13 fevereiro 2011

Carta ao Viajante (VI)

Alguma coisa encontrou e até já descobriu o que pode ser. A incolumidade é para os outros, de tão saciados que estão já nem respiram mais que ar; nós, os eternos incompletos, respiramos até a fome, nesta coisa tão evidente, sempre à espreita (parece-me que lhe chamamos vazio, parece-me que o casamos com angústia), nem que tenha que sufocar, nem que tenha de correr; voltaremos com o que contar.

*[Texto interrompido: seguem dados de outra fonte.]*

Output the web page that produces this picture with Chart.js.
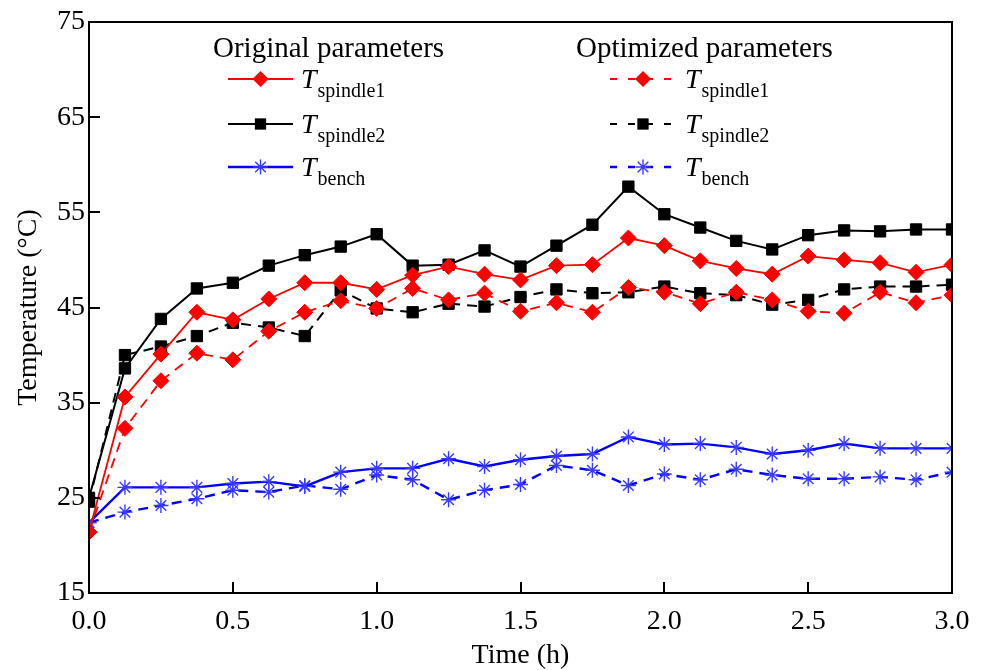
<!DOCTYPE html>
<html>
<head>
<meta charset="utf-8">
<title>Spindle temperature</title>
<script src="https://cdn.jsdelivr.net/npm/chart.js@4.4.0/dist/chart.umd.min.js"></script>
<style>
  html, body { margin: 0; padding: 0; background: #fff; }
  #wrap { width: 984px; height: 670px; }
</style>
</head>
<body>
<div id="wrap"><canvas id="chart" width="984" height="670"></canvas></div>
<script>
// -----------------------------
// DATA
// -----------------------------
const timeH = [0, 0.125, 0.25, 0.375, 0.5, 0.625, 0.75, 0.875, 1.0, 1.125, 1.25, 1.375, 1.5,
  1.625, 1.75, 1.875, 2.0, 2.125, 2.25, 2.375, 2.5, 2.625, 2.75, 2.875, 3.0];

const origSpindle1 = [21.4, 35.6, 40.1, 44.5, 43.7, 45.9, 47.6, 47.6, 46.9, 48.4, 49.3, 48.5, 47.9,
  49.4, 49.5, 52.3, 51.5, 49.9, 49.1, 48.5, 50.4, 50.0, 49.7, 48.7, 49.5];
const origSpindle2 = [25.0, 38.6, 43.8, 47.0, 47.6, 49.4, 50.5, 51.4, 52.7, 49.4, 49.5, 51.0, 49.3,
  51.5, 53.7, 57.7, 54.8, 53.4, 52.0, 51.1, 52.6, 53.1, 53.0, 53.2, 53.2];
const origBench = [22.4, 26.1, 26.1, 26.1, 26.5, 26.7, 26.2, 27.7, 28.1, 28.1, 29.1, 28.3, 29.0,
  29.4, 29.6, 31.4, 30.6, 30.7, 30.3, 29.6, 30.0, 30.7, 30.2, 30.2, 30.2];

const optSpindle1 = [21.4, 32.3, 37.3, 40.2, 39.5, 42.5, 44.5, 45.7, 44.9, 47.0, 45.8, 46.5, 44.6,
  45.5, 44.5, 47.1, 46.6, 45.4, 46.6, 45.8, 44.6, 44.4, 46.6, 45.5, 46.3];
const optSpindle2 = [24.6, 40.0, 40.9, 42.0, 43.4, 42.9, 42.0, 46.8, 44.9, 44.5, 45.4, 45.1, 46.1,
  46.9, 46.5, 46.6, 47.2, 46.5, 46.3, 45.3, 45.8, 46.9, 47.2, 47.2, 47.4];
const optBench = [22.4, 23.5, 24.2, 24.9, 25.8, 25.6, 26.3, 25.9, 27.4, 26.9, 24.8, 25.8, 26.4,
  28.4, 27.9, 26.3, 27.5, 26.9, 28.0, 27.4, 27.0, 27.0, 27.2, 26.9, 27.7];

const groupTitles = ["Original parameters", "Optimized parameters"];
const seriesSubs = ["spindle1", "spindle2", "bench"];

// -----------------------------
// HELPERS
// -----------------------------
const FONT = "'Liberation Serif', 'Times New Roman', serif";
const toPoints = arr => timeH.map((t, i) => ({ x: t, y: arr[i] }));

function makeSet(values, sub, group, color, style, markerColor, width) {
  return {
    label: "T " + sub,
    sub: sub,
    group: group,
    data: toPoints(values),
    borderColor: color,
    backgroundColor: markerColor,
    pointBorderColor: markerColor,
    pointBackgroundColor: markerColor,
    borderWidth: width,
    borderDash: group === 1 ? [10, 7] : [],
    pointStyle: style,
    pointRadius: style === "star" ? 7.5 : 8,
    pointBorderWidth: style === "star" ? 1.4 : 1,
    tension: 0
  };
}

// marker for the legend (same shapes Chart.js uses)
function drawMarker(ctx, style, x, y, r) {
  ctx.beginPath();
  if (style === "rectRot") {
    ctx.moveTo(x - r, y); ctx.lineTo(x, y - r); ctx.lineTo(x + r, y); ctx.lineTo(x, y + r);
    ctx.closePath(); ctx.fill();
  } else if (style === "rect") {
    const s = Math.SQRT1_2 * r;
    ctx.rect(x - s, y - s, 2 * s, 2 * s); ctx.fill();
  } else {
    const d = Math.SQRT1_2 * r;
    ctx.moveTo(x - r, y); ctx.lineTo(x + r, y);
    ctx.moveTo(x, y - r); ctx.lineTo(x, y + r);
    ctx.moveTo(x - d, y - d); ctx.lineTo(x + d, y + d);
    ctx.moveTo(x - d, y + d); ctx.lineTo(x + d, y - d);
    ctx.stroke();
  }
}

// -----------------------------
// PLUGINS: frame with inward ticks, two-column legend
// -----------------------------
const framePlugin = {
  id: "frame",
  afterDraw(chart) {
    const { ctx, chartArea: a, scales: { x, y } } = chart;
    ctx.save();
    ctx.strokeStyle = "#000";
    ctx.lineWidth = 2;
    ctx.strokeRect(a.left, a.top, a.right - a.left, a.bottom - a.top);
    ctx.beginPath();
    x.ticks.forEach(t => {
      const px = Math.round(x.getPixelForValue(t.value));
      ctx.moveTo(px, a.bottom); ctx.lineTo(px, a.bottom - 11);
    });
    y.ticks.forEach(t => {
      const py = Math.round(y.getPixelForValue(t.value));
      ctx.moveTo(a.left, py); ctx.lineTo(a.left + 11, py);
    });
    ctx.stroke();
    ctx.restore();
  }
};

const legendPlugin = {
  id: "twoColLegend",
  afterDraw(chart) {
    const ctx = chart.ctx;
    const cols = [
      { title: 213, lineL: 228, lineR: 293, text: 301 },
      { title: 576, lineL: 610, lineR: 676, text: 685 }
    ];
    const rows = [79, 124, 167];
    ctx.save();
    ctx.fillStyle = "#000";
    ctx.textBaseline = "alphabetic";
    ctx.font = "29px " + FONT;
    groupTitles.forEach((t, c) => ctx.fillText(t, cols[c].title, 57));

    chart.data.datasets.forEach(ds => {
      const c = cols[ds.group];
      const row = seriesSubs.indexOf(ds.sub);
      const y = rows[row];
      const mid = (c.lineL + c.lineR) / 2;
      // line sample
      ctx.strokeStyle = ds.borderColor;
      ctx.lineWidth = ds.borderWidth;
      ctx.setLineDash(ds.group === 1 ? [7, 11] : []);
      ctx.lineDashOffset = 0;
      ctx.beginPath();
      ctx.moveTo(c.lineL, y); ctx.lineTo(c.lineR, y);
      ctx.stroke();
      ctx.setLineDash([]);
      // marker
      ctx.fillStyle = ds.pointBackgroundColor;
      ctx.strokeStyle = ds.pointBorderColor;
      ctx.lineWidth = ds.pointBorderWidth;
      drawMarker(ctx, ds.pointStyle, mid, y, ds.pointRadius);
      // label T_sub
      ctx.fillStyle = "#000";
      ctx.font = "italic 28px " + FONT;
      ctx.fillText("T", c.text, y + 9);
      const tw = ctx.measureText("T").width;
      ctx.font = "20px " + FONT;
      ctx.fillText(ds.sub, c.text + tw + 1, y + 18);
    });
    ctx.restore();
  }
};

// -----------------------------
// CHART
// -----------------------------
const tickFont = { family: FONT, size: 28 };

new Chart(document.getElementById("chart").getContext("2d"), {
  type: "line",
  data: {
    datasets: [
      makeSet(origSpindle1, "spindle1", 0, "#ff0000", "rectRot", "#ff0000", 1.8),
      makeSet(origSpindle2, "spindle2", 0, "#000000", "rect", "#000000", 2),
      makeSet(origBench, "bench", 0, "#0000ff", "star", "#3a3aff", 2.4),
      makeSet(optSpindle1, "spindle1", 1, "#ff0000", "rectRot", "#ff0000", 1.8),
      makeSet(optSpindle2, "spindle2", 1, "#000000", "rect", "#000000", 2),
      makeSet(optBench, "bench", 1, "#0000ff", "star", "#3a3aff", 2.4)
    ]
  },
  options: {
    responsive: false,
    devicePixelRatio: 1,
    animation: false,
    layout: { padding: { top: 22, right: 32, left: 0, bottom: 0 } },
    plugins: { legend: { display: false }, tooltip: { enabled: false } },
    scales: {
      x: {
        type: "linear",
        min: 0,
        max: 3,
        grid: { display: false, drawTicks: false },
        border: { display: false },
        ticks: { stepSize: 0.5, color: "#000", font: tickFont, padding: 12, maxRotation: 0,
          callback: v => v.toFixed(1) },
        title: { display: true, text: "Time (h)", color: "#000",
          font: { family: FONT, size: 28, lineHeight: 1.0 },
          padding: { top: 0, bottom: 0 } },
        afterFit: s => { s.height = 77; }
      },
      y: {
        min: 15,
        max: 75,
        grid: { display: false, drawTicks: false },
        border: { display: false },
        ticks: { stepSize: 10, color: "#000", font: tickFont, padding: 4 },
        title: { display: true, text: "Temperature (\u00B0C)", color: "#000",
          font: { family: FONT, size: 28, lineHeight: 1.1 },
          padding: { top: 13, bottom: 0 } },
        afterFit: s => { s.width = 89; }
      }
    }
  },
  plugins: [framePlugin, legendPlugin]
});
</script>
</body>
</html>
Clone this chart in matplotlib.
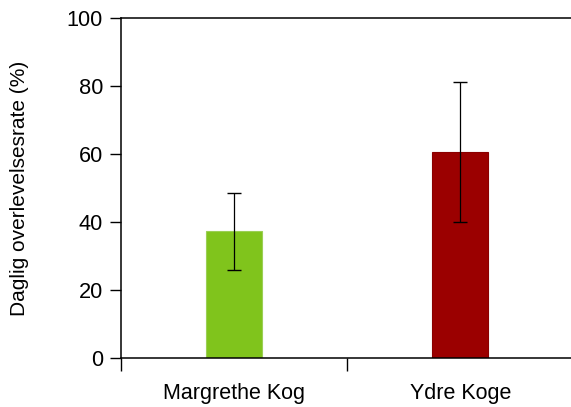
import matplotlib
matplotlib.use("Agg")
import matplotlib.pyplot as plt
from matplotlib.ticker import FixedLocator

plt.rcParams['font.family'] = ['Liberation Sans', 'DejaVu Sans']

categories = ["Margrethe Kog", "Ydre Koge"]
survival = [37.3, 60.6]
errors = [11.3, 20.6]
bar_colors = ["#80C41C", "#9B0000"]
edge_colors = ["#9BCF55", "#8A0000"]
y_ticks = [0, 20, 40, 60, 80, 100]

fig = plt.figure(figsize=(5.71, 4.07), dpi=100)
ax = fig.add_axes([121 / 571, 49 / 407, 450 / 571, 340 / 407])

x = list(range(len(categories)))
ax.bar(x, survival, width=0.25, color=bar_colors, edgecolor=edge_colors,
       linewidth=0.8, zorder=2)
ax.errorbar(x, survival, yerr=errors, fmt="none", ecolor="black",
            elinewidth=0.9, capsize=4.8, capthick=1.0, zorder=3)

ax.set_xlim(-0.5, 1.49)
ax.set_ylim(0, 100)
ax.set_yticks(y_ticks)
ax.set_xticks(x)
ax.set_xticklabels(categories, fontsize=15.5)
ax.tick_params(axis='x', which='major', length=0, pad=18)
ax.xaxis.set_minor_locator(FixedLocator([-0.5, 0.5]))
ax.tick_params(axis='x', which='minor', length=9, width=1.0, direction='out')
ax.tick_params(axis='y', length=8, width=1.0, direction='out', labelsize=15.7, pad=5)

for side in ["left", "bottom", "top"]:
    ax.spines[side].set_linewidth(1.1)
ax.spines["right"].set_visible(False)

ax.set_ylabel("Daglig overlevelsesrate (%)", fontsize=15, labelpad=27)

fig.savefig("out.png", dpi=100)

A tapeçaria é suave, maravilhosa e ninguém vê ou precisa de se interrogar sobre o estado da parede que cobre ou sequer se parede existe; assim é a ilusão, tão plena na sua parede; de viagem em viagem destapamos-lhe mais um milímetro, por vezes dois, contemplamos os buracos, o sujo, a humidade, cada imperfeição perscrutada com a surpresa de um coleccionador de borboletas ou de um vendedor de detalhes; antes a imperfeição que a cegueira, antes o conhecimento que a felicidade nas superfícies, a parede sou eu, a parede és tu. É esta minha capacidade de sorrir, sorrir, sorrir, que me avisa do tanto que ainda não sei, qual tola ignorante da crueldade da vida, e é tanto o que não sei que nunca o saberei inteiro; vai-me sobrar sempre sorriso que me lembre que há mais caminho a fazer. Só há derrota na paragem; em cada ferida hei-de confirmar quanta pele me sobra e lançar-me à próxima, é a viagem dos loucos, furiosos, fora de si, dentro de si, chegarei a lado nenhum mas, quando me deitar, levarei uma vida cheia atrás; se choro quando falho, chorei mais quando não tentei, voltaremos com o que contar.